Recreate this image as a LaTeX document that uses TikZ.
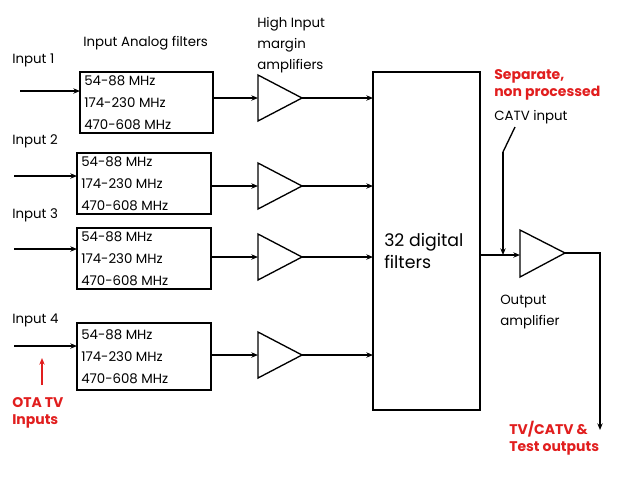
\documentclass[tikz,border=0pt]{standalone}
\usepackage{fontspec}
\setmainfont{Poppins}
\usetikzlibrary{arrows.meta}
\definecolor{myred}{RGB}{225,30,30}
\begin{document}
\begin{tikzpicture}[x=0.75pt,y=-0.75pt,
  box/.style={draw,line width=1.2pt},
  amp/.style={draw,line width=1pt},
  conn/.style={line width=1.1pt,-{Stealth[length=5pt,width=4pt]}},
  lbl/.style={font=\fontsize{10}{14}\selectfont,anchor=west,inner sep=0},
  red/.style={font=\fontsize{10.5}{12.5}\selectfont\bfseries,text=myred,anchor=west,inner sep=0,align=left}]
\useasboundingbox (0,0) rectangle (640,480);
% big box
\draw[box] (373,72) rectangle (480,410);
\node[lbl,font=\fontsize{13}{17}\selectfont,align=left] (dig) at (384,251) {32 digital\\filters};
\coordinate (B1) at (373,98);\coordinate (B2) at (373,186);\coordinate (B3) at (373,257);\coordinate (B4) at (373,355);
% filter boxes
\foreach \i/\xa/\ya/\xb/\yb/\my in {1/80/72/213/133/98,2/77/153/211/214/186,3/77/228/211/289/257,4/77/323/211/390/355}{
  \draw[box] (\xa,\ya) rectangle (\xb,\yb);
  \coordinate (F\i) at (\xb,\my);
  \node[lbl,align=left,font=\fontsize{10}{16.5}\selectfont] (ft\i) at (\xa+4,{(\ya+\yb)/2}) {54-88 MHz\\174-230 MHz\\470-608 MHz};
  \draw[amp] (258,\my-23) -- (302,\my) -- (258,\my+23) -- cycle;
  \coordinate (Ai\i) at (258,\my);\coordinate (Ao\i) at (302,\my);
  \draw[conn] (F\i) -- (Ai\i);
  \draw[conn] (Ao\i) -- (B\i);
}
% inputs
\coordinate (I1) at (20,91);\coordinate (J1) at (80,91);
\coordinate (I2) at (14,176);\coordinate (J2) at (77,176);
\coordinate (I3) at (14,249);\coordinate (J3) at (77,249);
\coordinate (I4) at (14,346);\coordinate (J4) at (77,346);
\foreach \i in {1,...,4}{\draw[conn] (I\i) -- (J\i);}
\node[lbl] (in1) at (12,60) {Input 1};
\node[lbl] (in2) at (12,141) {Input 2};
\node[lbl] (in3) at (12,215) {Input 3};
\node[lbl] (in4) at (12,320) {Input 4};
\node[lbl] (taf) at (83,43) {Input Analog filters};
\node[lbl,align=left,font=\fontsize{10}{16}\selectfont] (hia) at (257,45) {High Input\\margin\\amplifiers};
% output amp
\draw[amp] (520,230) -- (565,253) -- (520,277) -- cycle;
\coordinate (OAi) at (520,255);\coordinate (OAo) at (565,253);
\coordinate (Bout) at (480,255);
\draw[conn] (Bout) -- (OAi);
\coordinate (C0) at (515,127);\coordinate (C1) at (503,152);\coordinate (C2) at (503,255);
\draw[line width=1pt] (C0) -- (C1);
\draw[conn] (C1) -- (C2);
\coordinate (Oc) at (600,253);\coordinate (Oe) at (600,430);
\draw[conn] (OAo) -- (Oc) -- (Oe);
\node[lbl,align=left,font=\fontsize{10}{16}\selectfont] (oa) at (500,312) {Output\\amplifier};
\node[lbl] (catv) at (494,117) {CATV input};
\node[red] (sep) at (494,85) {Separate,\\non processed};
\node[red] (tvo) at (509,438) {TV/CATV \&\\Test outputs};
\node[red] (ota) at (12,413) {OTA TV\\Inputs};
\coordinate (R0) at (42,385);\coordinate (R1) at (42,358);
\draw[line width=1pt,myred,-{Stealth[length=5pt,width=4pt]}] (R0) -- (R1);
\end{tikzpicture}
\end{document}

» **TASK DESCRIPTION**
Set the data above down again exactly as given, with no pictures.

» **SOLVED EXERCISE**
Recreate this image as a LaTeX document that uses TikZ.
\documentclass[tikz,border=0pt]{standalone}
\usepackage{fontspec}
\setmainfont{Poppins}
\usetikzlibrary{arrows.meta}
\definecolor{myred}{RGB}{225,30,30}
\begin{document}
\begin{tikzpicture}[x=0.75pt,y=-0.75pt,
  box/.style={draw,line width=1.2pt},
  amp/.style={draw,line width=1pt},
  conn/.style={line width=1.1pt,-{Stealth[length=5pt,width=4pt]}},
  lbl/.style={font=\fontsize{10}{14}\selectfont,anchor=west,inner sep=0},
  red/.style={font=\fontsize{10.5}{12.5}\selectfont\bfseries,text=myred,anchor=west,inner sep=0,align=left}]
\useasboundingbox (0,0) rectangle (640,480);
% big box
\draw[box] (373,72) rectangle (480,410);
\node[lbl,font=\fontsize{13}{17}\selectfont,align=left] (dig) at (384,251) {32 digital\\filters};
\coordinate (B1) at (373,98);\coordinate (B2) at (373,186);\coordinate (B3) at (373,257);\coordinate (B4) at (373,355);
% filter boxes
\foreach \i/\xa/\ya/\xb/\yb/\my in {1/80/72/213/133/98,2/77/153/211/214/186,3/77/228/211/289/257,4/77/323/211/390/355}{
  \draw[box] (\xa,\ya) rectangle (\xb,\yb);
  \coordinate (F\i) at (\xb,\my);
  \node[lbl,align=left,font=\fontsize{10}{16.5}\selectfont] (ft\i) at (\xa+4,{(\ya+\yb)/2}) {54-88 MHz\\174-230 MHz\\470-608 MHz};
  \draw[amp] (258,\my-23) -- (302,\my) -- (258,\my+23) -- cycle;
  \coordinate (Ai\i) at (258,\my);\coordinate (Ao\i) at (302,\my);
  \draw[conn] (F\i) -- (Ai\i);
  \draw[conn] (Ao\i) -- (B\i);
}
% inputs
\coordinate (I1) at (20,91);\coordinate (J1) at (80,91);
\coordinate (I2) at (14,176);\coordinate (J2) at (77,176);
\coordinate (I3) at (14,249);\coordinate (J3) at (77,249);
\coordinate (I4) at (14,346);\coordinate (J4) at (77,346);
\foreach \i in {1,...,4}{\draw[conn] (I\i) -- (J\i);}
\node[lbl] (in1) at (12,60) {Input 1};
\node[lbl] (in2) at (12,141) {Input 2};
\node[lbl] (in3) at (12,215) {Input 3};
\node[lbl] (in4) at (12,320) {Input 4};
\node[lbl] (taf) at (83,43) {Input Analog filters};
\node[lbl,align=left,font=\fontsize{10}{16}\selectfont] (hia) at (257,45) {High Input\\margin\\amplifiers};
% output amp
\draw[amp] (520,230) -- (565,253) -- (520,277) -- cycle;
\coordinate (OAi) at (520,255);\coordinate (OAo) at (565,253);
\coordinate (Bout) at (480,255);
\draw[conn] (Bout) -- (OAi);
\coordinate (C0) at (515,127);\coordinate (C1) at (503,152);\coordinate (C2) at (503,255);
\draw[line width=1pt] (C0) -- (C1);
\draw[conn] (C1) -- (C2);
\coordinate (Oc) at (600,253);\coordinate (Oe) at (600,430);
\draw[conn] (OAo) -- (Oc) -- (Oe);
\node[lbl,align=left,font=\fontsize{10}{16}\selectfont] (oa) at (500,312) {Output\\amplifier};
\node[lbl] (catv) at (494,117) {CATV input};
\node[red] (sep) at (494,85) {Separate,\\non processed};
\node[red] (tvo) at (509,438) {TV/CATV \&\\Test outputs};
\node[red] (ota) at (12,413) {OTA TV\\Inputs};
\coordinate (R0) at (42,385);\coordinate (R1) at (42,358);
\draw[line width=1pt,myred,-{Stealth[length=5pt,width=4pt]}] (R0) -- (R1);
\end{tikzpicture}
\end{document}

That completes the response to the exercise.